First of all, happy Pi Day!!! Time to get to the physics. I found this Princeton problem looking at old quals for fun.

It turned out to be really interesting, so here we are.

Princeton Physics Preliminary Exams J98M.1 - Hanging Rope

Problem found here.

Problem Statement

A piece of thin uniform unstretchable rope has length $2L$ and mass $M$. Its ends are attached to points at the same height separated by distance $2 w$ and the rope hangs between them under the influence of gravity (of course $w < L$). Let us set up coordinates $(x,y)$ in the plane of the rope, so that the end points have equal values of $y$ and $x = \pm w$. You will be asked to determine the vertical coordinate of the rope, $y$, as a function of $x$.

  1. Write down the functional of $y(x)$ that has to be minimized. What is the form of the constraint?
  2. One may think of the functional to be minimized as the action as an for a 1-dimensional particle with coordinate $y$ and time $x$. Find a conserved quantity.
  3. For a given value of the conserved quantity, find $y(x)$. What is the equation relating the conserved quantity to $w$ and $L$?

Solution

Part 1

The potential energy must be minimized. Letting the reference height be $y=0$, for a small piece of the rope with horizontal projection $dx$ and length

\[ds = dx \, \sqrt{1 + \left (\frac{dy(x)}{dx} \right)^2}\]
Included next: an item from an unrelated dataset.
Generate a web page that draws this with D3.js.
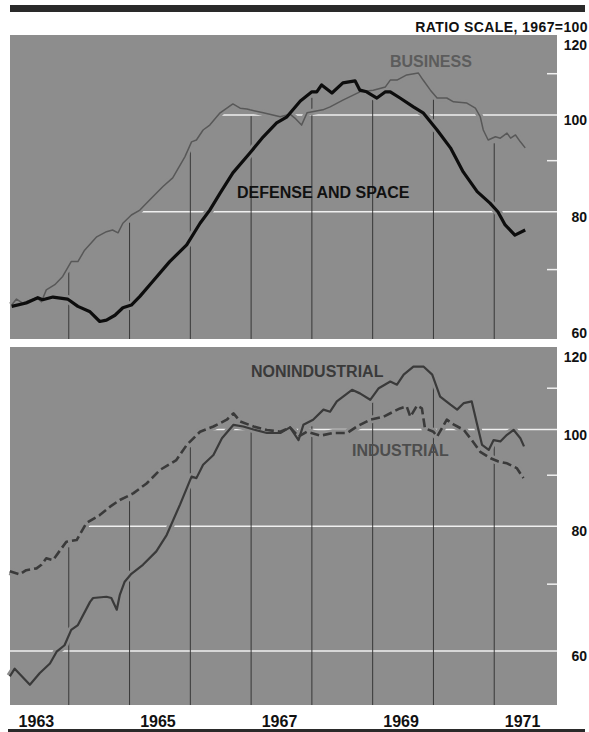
<!DOCTYPE html>
<html>
<head>
<meta charset="utf-8">
<script src="https://cdn.jsdelivr.net/npm/d3@7"></script>
<style>
  body { margin: 0; background: #fff; }
  svg { display: block; font-family: "Liberation Sans", Arial, sans-serif; font-weight: bold; }
  .yr { font-family: "Liberation Sans Narrow", "Liberation Sans", Arial, sans-serif; }
</style>
</head>
<body>
<svg id="chart" width="589" height="732"></svg>
<script>
// ratio scale, 1967 = 100 ; [year, index]
const business = [[1963.06,64.5],[1963.14,65.4],[1963.24,64.8],[1963.47,65.6],[1963.55,65.0],[1963.63,66.8],[1963.77,67.6],[1963.90,68.9],[1964.04,71.3],[1964.15,71.3],[1964.26,73.2],[1964.46,75.5],[1964.62,76.4],[1964.72,76.7],[1964.81,76.2],[1964.89,77.9],[1965.03,79.4],[1965.17,80.3],[1965.33,82.2],[1965.55,84.8],[1965.71,86.5],[1965.91,90.8],[1966.02,94.0],[1966.10,94.4],[1966.21,96.6],[1966.32,97.7],[1966.49,100.5],[1966.70,102.6],[1966.82,101.6],[1966.93,101.4],[1966.98,101.2],[1967.20,100.5],[1967.48,99.6],[1967.64,100.2],[1967.72,99.3],[1967.83,97.7],[1967.92,100.5],[1968.18,101.2],[1968.30,101.9],[1968.51,103.5],[1968.79,105.5],[1969.01,105.9],[1969.21,106.7],[1969.29,108.4],[1969.40,108.4],[1969.56,109.7],[1969.75,110.2],[1969.83,108.4],[1969.95,105.9],[1970.06,104.0],[1970.22,104.0],[1970.33,103.1],[1970.55,102.8],[1970.69,101.6],[1970.77,99.6],[1970.82,96.6],[1970.90,94.4],[1971.02,95.1],[1971.10,94.8],[1971.21,95.9],[1971.27,94.8],[1971.35,95.5],[1971.43,94.0],[1971.51,92.7]];

const defense = [[1963.06,64.3],[1963.30,64.8],[1963.49,65.6],[1963.57,65.3],[1963.74,65.7],[1963.98,65.4],[1964.15,64.3],[1964.35,63.5],[1964.51,62.1],[1964.62,62.3],[1964.76,63.0],[1964.89,64.1],[1965.03,64.5],[1965.17,65.8],[1965.38,68.1],[1965.66,71.3],[1965.94,74.1],[1966.16,77.9],[1966.32,80.3],[1966.49,83.5],[1966.70,87.5],[1966.98,91.6],[1967.20,95.1],[1967.42,98.2],[1967.59,99.6],[1967.81,103.3],[1968.00,105.5],[1968.08,105.5],[1968.16,107.2],[1968.33,105.2],[1968.51,107.7],[1968.71,108.2],[1968.79,105.9],[1968.90,105.5],[1969.07,104.0],[1969.21,105.5],[1969.29,105.5],[1969.45,104.0],[1969.67,101.9],[1969.83,100.5],[1970.06,96.6],[1970.28,92.7],[1970.49,87.7],[1970.72,83.8],[1970.93,81.6],[1971.06,80.0],[1971.18,77.6],[1971.34,75.8],[1971.51,76.7]];

const nonindustrial = [[1963.03,56.6],[1963.11,57.6],[1963.36,55.5],[1963.52,57.0],[1963.69,58.3],[1963.80,59.9],[1963.93,60.8],[1964.04,63.0],[1964.15,63.7],[1964.35,67.2],[1964.40,67.8],[1964.62,68.0],[1964.70,67.8],[1964.79,66.0],[1964.84,68.3],[1964.92,70.4],[1965.03,71.7],[1965.22,73.2],[1965.44,75.5],[1965.61,78.4],[1965.83,84.1],[1966.02,89.7],[1966.10,89.4],[1966.21,92.2],[1966.38,94.3],[1966.52,98.0],[1966.71,101.1],[1966.87,100.7],[1967.04,100.0],[1967.26,99.2],[1967.48,99.2],[1967.64,100.5],[1967.78,97.6],[1967.86,101.1],[1968.02,102.3],[1968.19,104.7],[1968.30,104.2],[1968.41,106.7],[1968.66,109.6],[1968.79,108.7],[1968.96,107.1],[1969.10,110.0],[1969.29,111.7],[1969.40,110.9],[1969.51,113.5],[1969.67,115.6],[1969.84,115.6],[1969.98,113.5],[1970.11,107.9],[1970.28,105.9],[1970.39,104.7],[1970.50,106.3],[1970.63,106.7],[1970.72,101.1],[1970.80,96.5],[1970.91,95.4],[1970.99,97.6],[1971.10,97.3],[1971.21,98.8],[1971.32,99.9],[1971.43,98.0],[1971.49,96.2]];

const industrial = [[1963.03,72.1],[1963.19,71.6],[1963.30,72.3],[1963.47,72.6],[1963.55,73.2],[1963.63,74.3],[1963.74,74.0],[1963.96,77.2],[1964.13,77.5],[1964.29,80.6],[1964.51,82.1],[1964.68,83.7],[1964.84,85.0],[1965.06,86.3],[1965.28,88.3],[1965.50,91.1],[1965.77,93.2],[1965.94,96.5],[1966.16,99.5],[1966.38,100.7],[1966.60,102.3],[1966.71,103.8],[1966.82,101.9],[1967.04,100.7],[1967.26,99.9],[1967.48,99.5],[1967.64,100.5],[1967.78,98.4],[1967.92,99.5],[1968.14,98.6],[1968.35,99.2],[1968.58,99.2],[1968.74,100.7],[1968.96,102.3],[1969.18,103.0],[1969.34,104.2],[1969.45,105.0],[1969.56,105.5],[1969.62,103.0],[1969.73,105.7],[1969.81,105.0],[1969.86,100.3],[1970.00,99.5],[1970.06,98.4],[1970.22,102.3],[1970.33,101.2],[1970.50,99.9],[1970.63,97.6],[1970.77,95.0],[1970.94,93.6],[1971.07,92.9],[1971.21,92.5],[1971.37,91.5],[1971.48,89.4]];

const yearLabels = [1963, 1965, 1967, 1969, 1971];
const gridYears = [1964, 1965, 1966, 1967, 1968, 1969, 1970, 1971];
const labelTicks = [60, 80, 100, 120];
const minorTicks = [70, 90, 110];

const svg = d3.select("#chart");
const panelColor = "#8d8d8d";
const x = d3.scaleLinear().domain([1963, 1972]).range([8, 555]);

// top rule + header
svg.append("rect").attr("x", 10).attr("y", 5).attr("width", 575).attr("height", 7).attr("fill", "#2a2a2a");
svg.append("rect").attr("x", 8).attr("y", 729).attr("width", 577).attr("height", 4).attr("fill", "#2a2a2a");
svg.append("text").attr("x", 588).attr("y", 32).attr("text-anchor", "end")
  .attr("font-size", 14).attr("letter-spacing", 0.4).attr("fill", "#111")
  .text("RATIO SCALE, 1967=100");

const panels = [
  { y0: 35, y1: 339, range: [336.4, 36],
    series: [
      { data: business, color: "#585858", width: 1.5 },
      { data: defense, color: "#0d0d0d", width: 3.2 }
    ],
    labels: [
      { text: "BUSINESS", x: 390, y: 67, color: "#5c5c5c" },
      { text: "DEFENSE AND SPACE", x: 237, y: 198, color: "#111" }
    ] },
  { y0: 347, y1: 705, range: [651, 350.5],
    series: [
      { data: industrial, color: "#3a3a3a", width: 2.6, dash: "9,4" },
      { data: nonindustrial, color: "#3a3a3a", width: 2.2 }
    ],
    labels: [
      { text: "NONINDUSTRIAL", x: 251, y: 377, color: "#3a3a3a" },
      { text: "INDUSTRIAL", x: 352, y: 456, color: "#4d4d4d" }
    ] }
];

function valueAt(data, t) {
  if (t <= data[0][0]) return data[0][1];
  if (t >= data[data.length - 1][0]) return data[data.length - 1][1];
  const i = d3.bisector(d => d[0]).left(data, t);
  const [t0, v0] = data[i - 1], [t1, v1] = data[i];
  return v0 + (v1 - v0) * (t - t0) / (t1 - t0);
}

// first time a series rises to value g
function crossTime(data, g) {
  if (data[0][1] >= g) return 1963;
  for (let i = 1; i < data.length; i++) {
    if (data[i][1] >= g) {
      const [t0, v0] = data[i - 1], [t1, v1] = data[i];
      return t0 + (t1 - t0) * (g - v0) / (v1 - v0);
    }
  }
  return null;
}

panels.forEach(p => {
  const y = d3.scaleLog().domain([60, 120]).range(p.range);
  const g = svg.append("g");

  g.append("rect").attr("x", 10).attr("y", p.y0).attr("width", 547).attr("height", p.y1 - p.y0)
    .attr("fill", panelColor);

  // white ratio lines, only under the curves
  const whites = labelTicks.filter(v => y(v) > p.y0 + 8 && y(v) < p.y1 - 8);
  whites.forEach(v => {
    const ts = p.series.map(s => crossTime(s.data, v)).filter(t => t != null);
    const t = d3.min(ts);
    const xs = t <= 1963 ? 10 : x(t) + 4;
    g.append("line").attr("x1", xs).attr("x2", 557).attr("y1", y(v)).attr("y2", y(v))
      .attr("stroke", "#f0f0f0").attr("stroke-width", 1.5);
  });

  // year lines from bottom up to the top curve
  gridYears.forEach(yr => {
    const top = d3.min(p.series, s => y(valueAt(s.data, yr))) + 6;
    g.append("line").attr("x1", x(yr)).attr("x2", x(yr)).attr("y1", top).attr("y2", p.y1)
      .attr("stroke", "#2e2e2e").attr("stroke-width", 0.9);
  });

  // minor ticks on right edge
  minorTicks.forEach(v => {
    g.append("line").attr("x1", 547).attr("x2", 557).attr("y1", y(v)).attr("y2", y(v))
      .attr("stroke", "#f0f0f0").attr("stroke-width", 1.5);
  });

  const line = d3.line().x(d => x(d[0])).y(d => y(d[1]));

  // halos knock out the year lines
  p.series.forEach(s => {
    g.append("path").attr("d", line(s.data)).attr("fill", "none")
      .attr("stroke", panelColor).attr("stroke-width", s.width + 5).attr("stroke-linejoin", "round");
  });
  p.series.forEach(s => {
    g.append("path").attr("d", line(s.data)).attr("fill", "none")
      .attr("stroke", s.color).attr("stroke-width", s.width)
      .attr("stroke-linejoin", "round")
      .attr("stroke-dasharray", s.dash || null);
  });

  p.labels.forEach(l => {
    g.append("text").attr("x", l.x).attr("y", l.y).attr("font-size", 16).attr("fill", l.color).text(l.text);
  });

  labelTicks.forEach(v => {
    const by = Math.max(p.y0 + 15, Math.min(y(v) + 10, p.y1 - 1));
    g.append("text").attr("x", 587).attr("y", by).attr("text-anchor", "end")
      .attr("font-size", 14).attr("fill", "#111").text(v);
  });
});

// year labels
svg.append("g").attr("class", "yr").selectAll("text").data(yearLabels).join("text")
  .attr("x", d => x(d + 0.5) - 2).attr("y", 727).attr("text-anchor", "middle")
  .attr("font-size", 16).attr("fill", "#111").text(d => d);
</script>
</body>
</html>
Defining the linear mass density of the rope to be $\rho = \frac{M}{2L}$, the potential energy of this piece is

\[dU = g \, y(x) \, dm = \rho g \, y(x) \sqrt{1 + \left (\frac{dy(x)}{dx} \right)^2} \, dx\]

The total potential energy is then

\[U = \rho g \int \limits_{-w}^{w} y(x) \sqrt{1 + \left (\frac{dy}{dx} \right)^2} \, dx\]

Finally, we have a constraint on the length. By definition, $y(x)$ must satisfy

\[2L = \int \limits_{-w}^{w} \sqrt{1 + \left (\frac{dy}{dx} \right)^2} \, dx\]

Part 2

In order to minimize the potential energy, we use the Euler-Lagrange equations. The Lagrangian is then

\[\mathcal{L} = y(x) \sqrt{1 + y'(x)^2}\]

Note that the Lagrangian is independent of $x$. Its a well-known fact that when this occurs, this quantity is constant:

\[\mathcal{L} - y'(x) \frac{\partial \mathcal{L}}{\partial y'(x)} = C\]

Part 3

Let the constant be $a$. Substituting the Lagrangian we’ve already found into this equation, we see that it saves us some time compared to the Euler-Lagrange equation. Evaluating and simplifying, we see that

\[\left ( \frac{y'(x)}{a} \right ) - (y(x))^2 = 1\]

We recognize the similiarity with the hyperbolic trigonometric functions $\sinh{(x)}$ and $\cosh{(x)}$ due to them being derivatives of each other and the identity $\sinh^2 {x} - \cosh^2 {x} = 1$. We guess a solution in the form of $y(x) = a \cosh{bx}$. This works as long as $a = \frac{1}{b}$.

We first consider our symmetry constraint. Since a hyperbolic cosine is an even function $y(w) = y(-w)$.

Finally, we must consider our length constraint. Evaluating the length integral

\[2L = 2a \sinh{\left (\frac{w}{a} \right)}\]

This is a transcendental equation that $a$, $L$, and $w$ must satisfy.

Aftermath

This was a fun problem!!!

The curve we just solved for is called a catenary. Also, using hyperbolic trig functions are a common thing in physics, especially in special relativity.